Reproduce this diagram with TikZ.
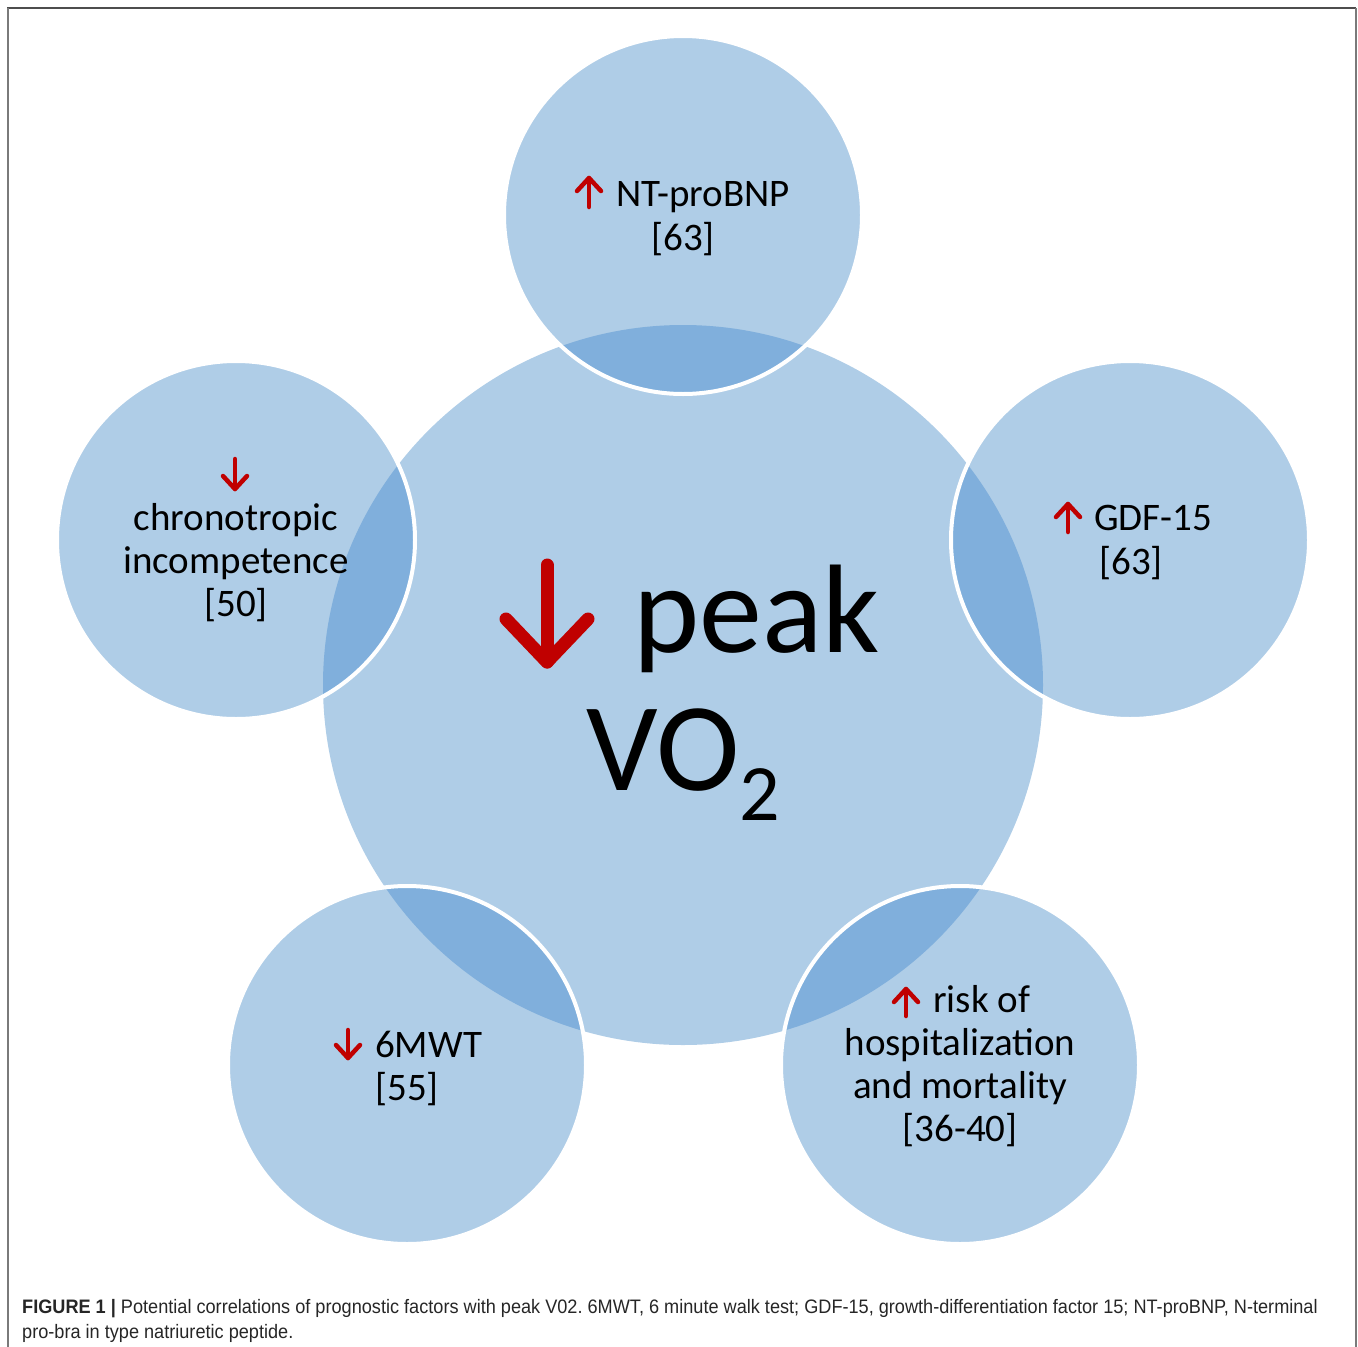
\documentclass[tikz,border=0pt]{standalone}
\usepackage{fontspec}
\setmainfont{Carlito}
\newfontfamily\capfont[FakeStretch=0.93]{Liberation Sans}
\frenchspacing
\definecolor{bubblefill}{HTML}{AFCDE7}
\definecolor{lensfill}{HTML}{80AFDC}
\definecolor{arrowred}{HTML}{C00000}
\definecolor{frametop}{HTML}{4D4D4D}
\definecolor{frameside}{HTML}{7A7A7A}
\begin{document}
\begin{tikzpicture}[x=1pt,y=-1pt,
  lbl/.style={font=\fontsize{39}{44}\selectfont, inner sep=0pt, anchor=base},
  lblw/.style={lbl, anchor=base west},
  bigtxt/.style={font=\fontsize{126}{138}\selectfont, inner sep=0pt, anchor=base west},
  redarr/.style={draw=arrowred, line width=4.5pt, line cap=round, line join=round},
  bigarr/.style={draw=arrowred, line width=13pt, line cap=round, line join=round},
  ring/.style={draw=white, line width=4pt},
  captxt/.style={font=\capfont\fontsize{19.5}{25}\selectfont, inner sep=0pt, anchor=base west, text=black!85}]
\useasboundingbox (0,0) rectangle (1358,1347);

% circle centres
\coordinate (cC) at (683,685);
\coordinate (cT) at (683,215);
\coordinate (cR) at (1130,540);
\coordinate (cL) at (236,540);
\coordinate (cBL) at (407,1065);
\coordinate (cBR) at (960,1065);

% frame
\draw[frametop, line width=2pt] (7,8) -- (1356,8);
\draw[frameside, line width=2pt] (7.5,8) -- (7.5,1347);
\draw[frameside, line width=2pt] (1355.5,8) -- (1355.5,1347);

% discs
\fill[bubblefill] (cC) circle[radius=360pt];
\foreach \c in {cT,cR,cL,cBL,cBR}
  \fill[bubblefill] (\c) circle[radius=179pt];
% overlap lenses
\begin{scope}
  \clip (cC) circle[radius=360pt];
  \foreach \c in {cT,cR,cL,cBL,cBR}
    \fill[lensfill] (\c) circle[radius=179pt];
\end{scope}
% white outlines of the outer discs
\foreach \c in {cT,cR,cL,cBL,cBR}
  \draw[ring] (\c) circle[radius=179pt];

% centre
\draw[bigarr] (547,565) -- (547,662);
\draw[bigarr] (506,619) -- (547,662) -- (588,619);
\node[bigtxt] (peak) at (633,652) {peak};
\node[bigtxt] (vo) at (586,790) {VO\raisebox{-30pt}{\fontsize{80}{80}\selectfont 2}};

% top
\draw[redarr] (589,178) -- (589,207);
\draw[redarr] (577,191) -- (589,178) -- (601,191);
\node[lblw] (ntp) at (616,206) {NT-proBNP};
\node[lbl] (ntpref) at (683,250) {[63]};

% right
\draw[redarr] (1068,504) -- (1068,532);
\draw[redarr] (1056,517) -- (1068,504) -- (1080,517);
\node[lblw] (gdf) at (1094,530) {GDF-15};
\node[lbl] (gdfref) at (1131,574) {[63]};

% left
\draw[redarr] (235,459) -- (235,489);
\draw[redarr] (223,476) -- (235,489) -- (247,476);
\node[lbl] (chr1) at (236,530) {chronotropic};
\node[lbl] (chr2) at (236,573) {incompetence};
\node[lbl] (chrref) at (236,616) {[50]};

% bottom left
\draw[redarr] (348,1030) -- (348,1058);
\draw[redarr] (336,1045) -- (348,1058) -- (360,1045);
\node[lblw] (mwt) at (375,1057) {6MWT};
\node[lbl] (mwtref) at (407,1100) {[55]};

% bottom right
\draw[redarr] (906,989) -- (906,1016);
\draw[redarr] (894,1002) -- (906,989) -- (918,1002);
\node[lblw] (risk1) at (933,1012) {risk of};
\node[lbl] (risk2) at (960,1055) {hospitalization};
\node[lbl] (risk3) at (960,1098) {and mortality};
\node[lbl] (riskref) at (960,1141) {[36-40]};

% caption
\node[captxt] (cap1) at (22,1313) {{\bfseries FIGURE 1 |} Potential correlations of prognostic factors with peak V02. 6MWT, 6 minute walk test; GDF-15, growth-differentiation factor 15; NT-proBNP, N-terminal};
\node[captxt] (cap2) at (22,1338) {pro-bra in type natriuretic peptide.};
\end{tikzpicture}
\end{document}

= = = =

- TASK DIRECTIONS: Transcribe the listing in full. Omit the pictures and keep every line exact.

- SOLUTION TO THE EXERCISE:
Reproduce this diagram with TikZ.
\documentclass[tikz,border=0pt]{standalone}
\usepackage{fontspec}
\setmainfont{Carlito}
\newfontfamily\capfont[FakeStretch=0.93]{Liberation Sans}
\frenchspacing
\definecolor{bubblefill}{HTML}{AFCDE7}
\definecolor{lensfill}{HTML}{80AFDC}
\definecolor{arrowred}{HTML}{C00000}
\definecolor{frametop}{HTML}{4D4D4D}
\definecolor{frameside}{HTML}{7A7A7A}
\begin{document}
\begin{tikzpicture}[x=1pt,y=-1pt,
  lbl/.style={font=\fontsize{39}{44}\selectfont, inner sep=0pt, anchor=base},
  lblw/.style={lbl, anchor=base west},
  bigtxt/.style={font=\fontsize{126}{138}\selectfont, inner sep=0pt, anchor=base west},
  redarr/.style={draw=arrowred, line width=4.5pt, line cap=round, line join=round},
  bigarr/.style={draw=arrowred, line width=13pt, line cap=round, line join=round},
  ring/.style={draw=white, line width=4pt},
  captxt/.style={font=\capfont\fontsize{19.5}{25}\selectfont, inner sep=0pt, anchor=base west, text=black!85}]
\useasboundingbox (0,0) rectangle (1358,1347);

% circle centres
\coordinate (cC) at (683,685);
\coordinate (cT) at (683,215);
\coordinate (cR) at (1130,540);
\coordinate (cL) at (236,540);
\coordinate (cBL) at (407,1065);
\coordinate (cBR) at (960,1065);

% frame
\draw[frametop, line width=2pt] (7,8) -- (1356,8);
\draw[frameside, line width=2pt] (7.5,8) -- (7.5,1347);
\draw[frameside, line width=2pt] (1355.5,8) -- (1355.5,1347);

% discs
\fill[bubblefill] (cC) circle[radius=360pt];
\foreach \c in {cT,cR,cL,cBL,cBR}
  \fill[bubblefill] (\c) circle[radius=179pt];
% overlap lenses
\begin{scope}
  \clip (cC) circle[radius=360pt];
  \foreach \c in {cT,cR,cL,cBL,cBR}
    \fill[lensfill] (\c) circle[radius=179pt];
\end{scope}
% white outlines of the outer discs
\foreach \c in {cT,cR,cL,cBL,cBR}
  \draw[ring] (\c) circle[radius=179pt];

% centre
\draw[bigarr] (547,565) -- (547,662);
\draw[bigarr] (506,619) -- (547,662) -- (588,619);
\node[bigtxt] (peak) at (633,652) {peak};
\node[bigtxt] (vo) at (586,790) {VO\raisebox{-30pt}{\fontsize{80}{80}\selectfont 2}};

% top
\draw[redarr] (589,178) -- (589,207);
\draw[redarr] (577,191) -- (589,178) -- (601,191);
\node[lblw] (ntp) at (616,206) {NT-proBNP};
\node[lbl] (ntpref) at (683,250) {[63]};

% right
\draw[redarr] (1068,504) -- (1068,532);
\draw[redarr] (1056,517) -- (1068,504) -- (1080,517);
\node[lblw] (gdf) at (1094,530) {GDF-15};
\node[lbl] (gdfref) at (1131,574) {[63]};

% left
\draw[redarr] (235,459) -- (235,489);
\draw[redarr] (223,476) -- (235,489) -- (247,476);
\node[lbl] (chr1) at (236,530) {chronotropic};
\node[lbl] (chr2) at (236,573) {incompetence};
\node[lbl] (chrref) at (236,616) {[50]};

% bottom left
\draw[redarr] (348,1030) -- (348,1058);
\draw[redarr] (336,1045) -- (348,1058) -- (360,1045);
\node[lblw] (mwt) at (375,1057) {6MWT};
\node[lbl] (mwtref) at (407,1100) {[55]};

% bottom right
\draw[redarr] (906,989) -- (906,1016);
\draw[redarr] (894,1002) -- (906,989) -- (918,1002);
\node[lblw] (risk1) at (933,1012) {risk of};
\node[lbl] (risk2) at (960,1055) {hospitalization};
\node[lbl] (risk3) at (960,1098) {and mortality};
\node[lbl] (riskref) at (960,1141) {[36-40]};

% caption
\node[captxt] (cap1) at (22,1313) {{\bfseries FIGURE 1 |} Potential correlations of prognostic factors with peak V02. 6MWT, 6 minute walk test; GDF-15, growth-differentiation factor 15; NT-proBNP, N-terminal};
\node[captxt] (cap2) at (22,1338) {pro-bra in type natriuretic peptide.};
\end{tikzpicture}
\end{document}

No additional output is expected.